25 hessische Bundeswehrstützpunkte und ihre Bedeutung für Auslandseinsätze listet die Broschüre, weiterhin Einrichtungen der US Army und Industriebetriebe. So beherberge allein Kassel mit Waffenschmieden wie Krauss-Maffei-Wegmann und Rheinmetall Landsysteme die Hälfte der hessischen Rüstungsproduktion. Aus diesen Betrieben stammen Granatwerferwaffen und Splittermunition ebenso wie Schützenpanzer. Da die Branche mit 5000 Menschen nur 0,17 Prozent aller hessischen Erwerbstätigen beschäftige, sei eine »sozialverträgliche Konversion von Rüstungsgütern in zivile Produkte« im Rahmen eines umfassenden Konversionsprogramms »gesellschaftlich verkraftbar«, erklärte der Autor und Friedensaktivist Lühr Henken bei der Vorstellung der Broschüre in Wiesbaden.

Unter den hessischen Bundeswehrstandorten steche Stadtallendorf hervor, das den Stab der Division Spezielle Operationen (DSO) beherberge. Deren Motto laute »einsatzbereit – jederzeit – weltweit«. Die DSO stelle seit 2002 Soldaten für die ISAF in Afghanistan ab und umfasse Einheiten wie das Kommando Spezialkräfte (KSK) sowie zwei Luftlandebrigaden. Den Kern der im nordhessischen Fritzlar angesiedelten Luftbeweglichen Brigade bilde ein Kampfhubschrauberregiment, das der Aufstandsbekämpfung diene. Auch andere Bundeswehreinheiten aus dem nördlichen Hessen seien am Krieg in Afghanistan beteiligt, so Henken.

»Zu einem bevorzugten Anlaufpunkt für die Antikriegsbewegung« werde wohl das Europa-Hauptquartier des US-Heeres, das in Wiesbaden-Erbenheim entstehe, sagt Henken. Ab 2012 sollen von dort aus 25 000 US-Soldaten für weltweite Militäreinsätze befehligt. Aber der Friedensaktivist hat noch zwei weitere »bundesweite Unikate« in Hessen als Ziele für künftige Protestaktionen ausfindig gemacht. Da Deutschland drittgrößter Rüstungsexporteur sei, könne das in Eschborn bei Frankfurt ansässige Bundesausfuhramt eine Adresse für die Forderung nach einem Exportstopp werden. Die Frankfurter Commerzbank sei »als einzige Bank Mitglied im Förderkreis Deutsches Heer«. Ihr Aufsichtsratsvorsitzender Klaus-Peter Müller wolle deutsche Spitzenmanager »näher an die Bundeswehr und an Fragen der Sicherheitspolitik heranführen«, wie Henken zitiert.
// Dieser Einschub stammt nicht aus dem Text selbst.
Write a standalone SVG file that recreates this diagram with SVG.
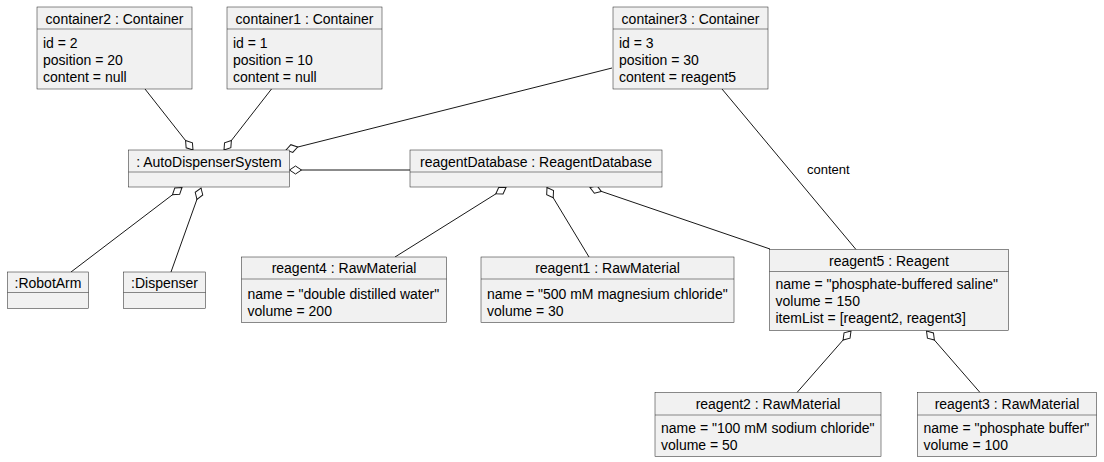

In den aktuellen Ereignissen in Nordafrika und im Nahen Osten erkennt der Fraktionsvorsitzende Willi van Ooyen eine »neue Brisanz von Rüstungsexport und skandalösen Militär- und Polizeihilfen für Folterregime und Despoten«. Er bekräftigte die Forderung nach Konversion und nicht-militärischen Konfliktlösungen sowie die Einstellung von Rüstungsexporten. Angesichts drastischer Kürzungsprogramme sei die Parole »Abrüstung statt Sozialabbau« aktueller denn je.

Hessens Wirtschaftsminister Dieter Posch (FDP) hat unterdessen seine für April geplante Reise nach Saudi-Arabien abgesagt. Dies meldete der Hessische Rundfunk am Freitag. Ende letzter Woche hatte ihn die Linksfraktion öffentlich gefragt, ob er an seinen ursprünglichen Reiseplänen festhalte und welche Gesprächspartner er in Saudi-Arabien, Libyen, Marokko und Algerien treffen wolle.

Ein wichtiger Umschlagplatz im internationalen Waffenhandel ist dem »Spiegel« zufolge ganz Deutschland. Zwischen den Jahren 2005 und 2009 nutzten 63 Länder die Bundesrepublik als Transitstation für ihre Rüstungsgeschäfte, berichtete das Magazin und berief sich auf die Antwort der Bundesregierung auf eine Anfrage des Bundestagsabgeordneten Jan van Aken von den LINKEN.

Insgesamt erteilten die deutschen Behörden dem Bericht zufolge 1046 Genehmigungen für den Transit von Kriegswaffen. Der Zoll habe in dem genannten Zeitraum außerdem 54 illegale Lieferungen mit zusammen mehr als 6800 Schuss- und Kriegswaffen beschlagnahmt.